In 1965, educational theorist Benjamin Bloom published "Taxonomy of Educational Objectives: The Classification of Educational Goals." Bloom identified three domains of learning: the cognitive, affective and psychomotor. The cognitive domain includes learning objectives such as knowledge, analysis and comprehension. Objectives of the psychomotor domain include muscle coordination and body control. Objectives of the affective domain are more difficult to classify.


One objective for the affective domain is for the student to be able to pay attention to certain stimuli. Students must be able to tolerate and develop interest in the subject matter. They must know how to actively engage course material. The affective domain includes student motivation and the set of emotions students feel regarding the learning experience. Students must be able to experience positive emotions as they pay attention to course material.


Consistency of character and care in ethical matters are also objectives for the affective domain of learning. When people learn new information about themselves or their surroundings, it must impact the way that they interact with that environment. For example, learning that a company engages in unethical practices often motivates a person to stop patronizing the company. Integrity, as a learning objective for the affective domain, refers to an individual's ability to make choices that are morally consistent with his knowledge of the world.


The ability to understand and appreciate another individual's ethical, social and personal choices is a major objective for the affective domain of learning. For this reason, instructors who emphasize the affective domain include activities where students interact with those of different ethnic, religious and national origins. This exposure helps increase a student's ability to empathize with those who are different from her. Empathy also engages the imaginative faculties, and thus includes both cognitive and affective processes.

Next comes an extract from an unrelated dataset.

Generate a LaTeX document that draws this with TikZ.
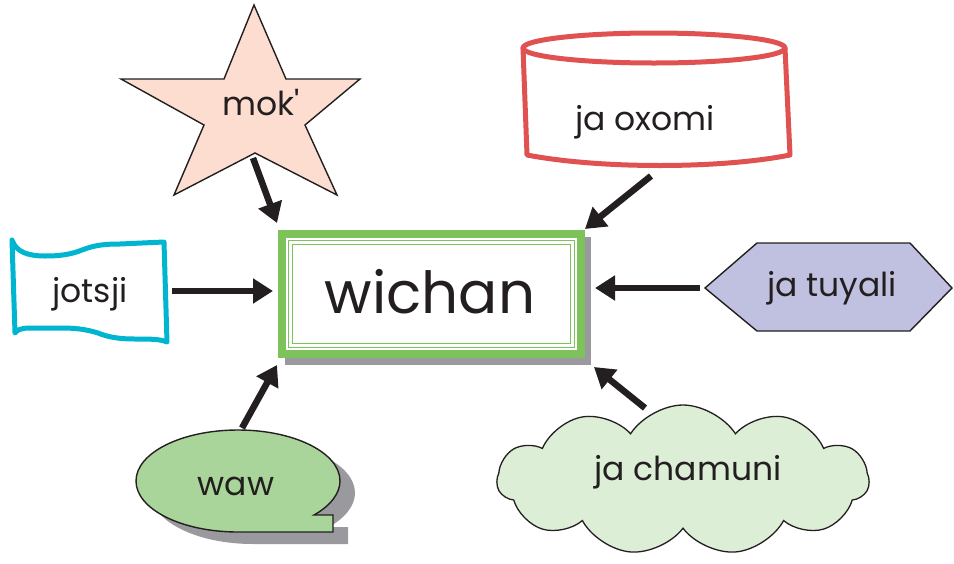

Students must appreciate the value of their learning -- that's what teachers want. Instructors of the arts and sciences encourage students to examine the beauty of the subject matter, and the way in which increased knowledge of the subject matter can positively benefit their lives. The ability to appreciate what a person is learning is an objective of the affective domain. Though teachers tend to emphasize cognitive processes of learning, affective processes are important to learning as well as to proper social and personal development.